* Begin *

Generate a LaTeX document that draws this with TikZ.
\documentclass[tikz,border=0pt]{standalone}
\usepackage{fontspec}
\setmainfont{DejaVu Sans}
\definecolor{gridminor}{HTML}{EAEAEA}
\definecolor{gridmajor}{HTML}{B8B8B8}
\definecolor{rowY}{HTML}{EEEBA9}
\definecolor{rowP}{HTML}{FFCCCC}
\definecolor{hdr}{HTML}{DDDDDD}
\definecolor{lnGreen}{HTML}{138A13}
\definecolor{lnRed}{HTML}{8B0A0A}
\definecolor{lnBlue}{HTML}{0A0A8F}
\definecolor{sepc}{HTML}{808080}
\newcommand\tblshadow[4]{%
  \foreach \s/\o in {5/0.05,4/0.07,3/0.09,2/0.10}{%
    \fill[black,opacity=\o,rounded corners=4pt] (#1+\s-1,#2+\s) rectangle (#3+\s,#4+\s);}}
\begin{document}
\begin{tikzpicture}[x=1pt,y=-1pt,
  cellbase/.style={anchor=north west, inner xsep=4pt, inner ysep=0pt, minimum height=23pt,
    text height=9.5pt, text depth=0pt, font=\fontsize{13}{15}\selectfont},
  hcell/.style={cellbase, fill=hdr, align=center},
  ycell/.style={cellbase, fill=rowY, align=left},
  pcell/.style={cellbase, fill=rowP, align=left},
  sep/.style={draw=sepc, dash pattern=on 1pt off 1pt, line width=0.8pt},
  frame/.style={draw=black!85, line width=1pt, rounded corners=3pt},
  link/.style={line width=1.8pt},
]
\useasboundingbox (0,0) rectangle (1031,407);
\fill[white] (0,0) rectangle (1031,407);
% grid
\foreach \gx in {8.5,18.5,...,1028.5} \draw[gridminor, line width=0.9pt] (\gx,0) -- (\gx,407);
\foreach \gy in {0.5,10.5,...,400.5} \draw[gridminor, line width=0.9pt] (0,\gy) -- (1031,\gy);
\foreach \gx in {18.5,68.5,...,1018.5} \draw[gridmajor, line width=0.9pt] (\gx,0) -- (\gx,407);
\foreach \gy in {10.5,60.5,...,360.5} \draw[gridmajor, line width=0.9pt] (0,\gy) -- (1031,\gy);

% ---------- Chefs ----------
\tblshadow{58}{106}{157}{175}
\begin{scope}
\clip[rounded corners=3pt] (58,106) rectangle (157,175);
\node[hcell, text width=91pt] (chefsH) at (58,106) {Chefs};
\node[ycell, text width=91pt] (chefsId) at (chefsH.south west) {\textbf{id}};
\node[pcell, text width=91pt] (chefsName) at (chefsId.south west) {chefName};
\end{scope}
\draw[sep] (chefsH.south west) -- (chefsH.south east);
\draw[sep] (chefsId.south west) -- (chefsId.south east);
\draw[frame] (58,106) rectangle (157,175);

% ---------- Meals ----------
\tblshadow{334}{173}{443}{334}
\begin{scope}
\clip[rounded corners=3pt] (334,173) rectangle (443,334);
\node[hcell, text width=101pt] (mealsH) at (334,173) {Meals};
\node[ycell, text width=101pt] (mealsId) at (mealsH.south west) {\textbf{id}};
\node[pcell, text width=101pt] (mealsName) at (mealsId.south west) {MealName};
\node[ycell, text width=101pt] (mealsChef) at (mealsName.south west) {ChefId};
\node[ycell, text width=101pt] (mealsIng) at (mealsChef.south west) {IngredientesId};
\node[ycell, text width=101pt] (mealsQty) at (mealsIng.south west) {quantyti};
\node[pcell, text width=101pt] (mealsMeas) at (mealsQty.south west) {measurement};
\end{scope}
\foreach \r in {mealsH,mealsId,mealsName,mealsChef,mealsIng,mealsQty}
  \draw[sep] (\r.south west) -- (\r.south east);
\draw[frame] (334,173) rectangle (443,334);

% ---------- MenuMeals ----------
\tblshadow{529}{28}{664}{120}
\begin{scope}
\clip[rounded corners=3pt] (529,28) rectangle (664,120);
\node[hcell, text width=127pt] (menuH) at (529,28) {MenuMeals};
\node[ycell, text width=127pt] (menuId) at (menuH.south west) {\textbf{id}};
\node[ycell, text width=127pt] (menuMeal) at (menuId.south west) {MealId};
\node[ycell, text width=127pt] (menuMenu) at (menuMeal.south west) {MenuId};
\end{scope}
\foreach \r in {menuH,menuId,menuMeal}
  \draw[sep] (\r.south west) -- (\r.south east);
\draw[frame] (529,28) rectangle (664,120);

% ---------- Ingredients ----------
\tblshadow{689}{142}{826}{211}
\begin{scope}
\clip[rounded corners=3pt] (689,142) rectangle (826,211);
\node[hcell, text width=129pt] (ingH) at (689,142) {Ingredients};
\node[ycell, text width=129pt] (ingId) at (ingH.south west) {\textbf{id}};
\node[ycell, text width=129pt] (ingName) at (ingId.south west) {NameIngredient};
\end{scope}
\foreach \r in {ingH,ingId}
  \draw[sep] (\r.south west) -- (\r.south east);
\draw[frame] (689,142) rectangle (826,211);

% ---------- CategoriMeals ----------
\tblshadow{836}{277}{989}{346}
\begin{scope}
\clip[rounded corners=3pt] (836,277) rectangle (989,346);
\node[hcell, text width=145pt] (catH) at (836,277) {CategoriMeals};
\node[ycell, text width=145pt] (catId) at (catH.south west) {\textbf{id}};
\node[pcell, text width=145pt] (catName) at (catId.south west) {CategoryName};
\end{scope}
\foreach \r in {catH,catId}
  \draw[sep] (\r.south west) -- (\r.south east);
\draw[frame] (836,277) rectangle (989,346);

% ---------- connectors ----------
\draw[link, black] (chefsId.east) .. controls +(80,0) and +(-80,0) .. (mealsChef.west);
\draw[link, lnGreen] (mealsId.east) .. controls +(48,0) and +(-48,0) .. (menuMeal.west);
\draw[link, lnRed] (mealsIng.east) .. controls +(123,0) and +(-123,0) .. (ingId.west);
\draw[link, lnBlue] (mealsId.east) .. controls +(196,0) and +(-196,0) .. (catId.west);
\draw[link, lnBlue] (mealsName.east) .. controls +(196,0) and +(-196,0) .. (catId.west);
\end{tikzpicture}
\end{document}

* End *

=== WHAT THE EXERCISE ASKS ===
The whole listing above needs to be written out again exactly.

=== FULL ANSWER ===
Generate a LaTeX document that draws this with TikZ.
\documentclass[tikz,border=0pt]{standalone}
\usepackage{fontspec}
\setmainfont{DejaVu Sans}
\definecolor{gridminor}{HTML}{EAEAEA}
\definecolor{gridmajor}{HTML}{B8B8B8}
\definecolor{rowY}{HTML}{EEEBA9}
\definecolor{rowP}{HTML}{FFCCCC}
\definecolor{hdr}{HTML}{DDDDDD}
\definecolor{lnGreen}{HTML}{138A13}
\definecolor{lnRed}{HTML}{8B0A0A}
\definecolor{lnBlue}{HTML}{0A0A8F}
\definecolor{sepc}{HTML}{808080}
\newcommand\tblshadow[4]{%
  \foreach \s/\o in {5/0.05,4/0.07,3/0.09,2/0.10}{%
    \fill[black,opacity=\o,rounded corners=4pt] (#1+\s-1,#2+\s) rectangle (#3+\s,#4+\s);}}
\begin{document}
\begin{tikzpicture}[x=1pt,y=-1pt,
  cellbase/.style={anchor=north west, inner xsep=4pt, inner ysep=0pt, minimum height=23pt,
    text height=9.5pt, text depth=0pt, font=\fontsize{13}{15}\selectfont},
  hcell/.style={cellbase, fill=hdr, align=center},
  ycell/.style={cellbase, fill=rowY, align=left},
  pcell/.style={cellbase, fill=rowP, align=left},
  sep/.style={draw=sepc, dash pattern=on 1pt off 1pt, line width=0.8pt},
  frame/.style={draw=black!85, line width=1pt, rounded corners=3pt},
  link/.style={line width=1.8pt},
]
\useasboundingbox (0,0) rectangle (1031,407);
\fill[white] (0,0) rectangle (1031,407);
% grid
\foreach \gx in {8.5,18.5,...,1028.5} \draw[gridminor, line width=0.9pt] (\gx,0) -- (\gx,407);
\foreach \gy in {0.5,10.5,...,400.5} \draw[gridminor, line width=0.9pt] (0,\gy) -- (1031,\gy);
\foreach \gx in {18.5,68.5,...,1018.5} \draw[gridmajor, line width=0.9pt] (\gx,0) -- (\gx,407);
\foreach \gy in {10.5,60.5,...,360.5} \draw[gridmajor, line width=0.9pt] (0,\gy) -- (1031,\gy);

% ---------- Chefs ----------
\tblshadow{58}{106}{157}{175}
\begin{scope}
\clip[rounded corners=3pt] (58,106) rectangle (157,175);
\node[hcell, text width=91pt] (chefsH) at (58,106) {Chefs};
\node[ycell, text width=91pt] (chefsId) at (chefsH.south west) {\textbf{id}};
\node[pcell, text width=91pt] (chefsName) at (chefsId.south west) {chefName};
\end{scope}
\draw[sep] (chefsH.south west) -- (chefsH.south east);
\draw[sep] (chefsId.south west) -- (chefsId.south east);
\draw[frame] (58,106) rectangle (157,175);

% ---------- Meals ----------
\tblshadow{334}{173}{443}{334}
\begin{scope}
\clip[rounded corners=3pt] (334,173) rectangle (443,334);
\node[hcell, text width=101pt] (mealsH) at (334,173) {Meals};
\node[ycell, text width=101pt] (mealsId) at (mealsH.south west) {\textbf{id}};
\node[pcell, text width=101pt] (mealsName) at (mealsId.south west) {MealName};
\node[ycell, text width=101pt] (mealsChef) at (mealsName.south west) {ChefId};
\node[ycell, text width=101pt] (mealsIng) at (mealsChef.south west) {IngredientesId};
\node[ycell, text width=101pt] (mealsQty) at (mealsIng.south west) {quantyti};
\node[pcell, text width=101pt] (mealsMeas) at (mealsQty.south west) {measurement};
\end{scope}
\foreach \r in {mealsH,mealsId,mealsName,mealsChef,mealsIng,mealsQty}
  \draw[sep] (\r.south west) -- (\r.south east);
\draw[frame] (334,173) rectangle (443,334);

% ---------- MenuMeals ----------
\tblshadow{529}{28}{664}{120}
\begin{scope}
\clip[rounded corners=3pt] (529,28) rectangle (664,120);
\node[hcell, text width=127pt] (menuH) at (529,28) {MenuMeals};
\node[ycell, text width=127pt] (menuId) at (menuH.south west) {\textbf{id}};
\node[ycell, text width=127pt] (menuMeal) at (menuId.south west) {MealId};
\node[ycell, text width=127pt] (menuMenu) at (menuMeal.south west) {MenuId};
\end{scope}
\foreach \r in {menuH,menuId,menuMeal}
  \draw[sep] (\r.south west) -- (\r.south east);
\draw[frame] (529,28) rectangle (664,120);

% ---------- Ingredients ----------
\tblshadow{689}{142}{826}{211}
\begin{scope}
\clip[rounded corners=3pt] (689,142) rectangle (826,211);
\node[hcell, text width=129pt] (ingH) at (689,142) {Ingredients};
\node[ycell, text width=129pt] (ingId) at (ingH.south west) {\textbf{id}};
\node[ycell, text width=129pt] (ingName) at (ingId.south west) {NameIngredient};
\end{scope}
\foreach \r in {ingH,ingId}
  \draw[sep] (\r.south west) -- (\r.south east);
\draw[frame] (689,142) rectangle (826,211);

% ---------- CategoriMeals ----------
\tblshadow{836}{277}{989}{346}
\begin{scope}
\clip[rounded corners=3pt] (836,277) rectangle (989,346);
\node[hcell, text width=145pt] (catH) at (836,277) {CategoriMeals};
\node[ycell, text width=145pt] (catId) at (catH.south west) {\textbf{id}};
\node[pcell, text width=145pt] (catName) at (catId.south west) {CategoryName};
\end{scope}
\foreach \r in {catH,catId}
  \draw[sep] (\r.south west) -- (\r.south east);
\draw[frame] (836,277) rectangle (989,346);

% ---------- connectors ----------
\draw[link, black] (chefsId.east) .. controls +(80,0) and +(-80,0) .. (mealsChef.west);
\draw[link, lnGreen] (mealsId.east) .. controls +(48,0) and +(-48,0) .. (menuMeal.west);
\draw[link, lnRed] (mealsIng.east) .. controls +(123,0) and +(-123,0) .. (ingId.west);
\draw[link, lnBlue] (mealsId.east) .. controls +(196,0) and +(-196,0) .. (catId.west);
\draw[link, lnBlue] (mealsName.east) .. controls +(196,0) and +(-196,0) .. (catId.west);
\end{tikzpicture}
\end{document}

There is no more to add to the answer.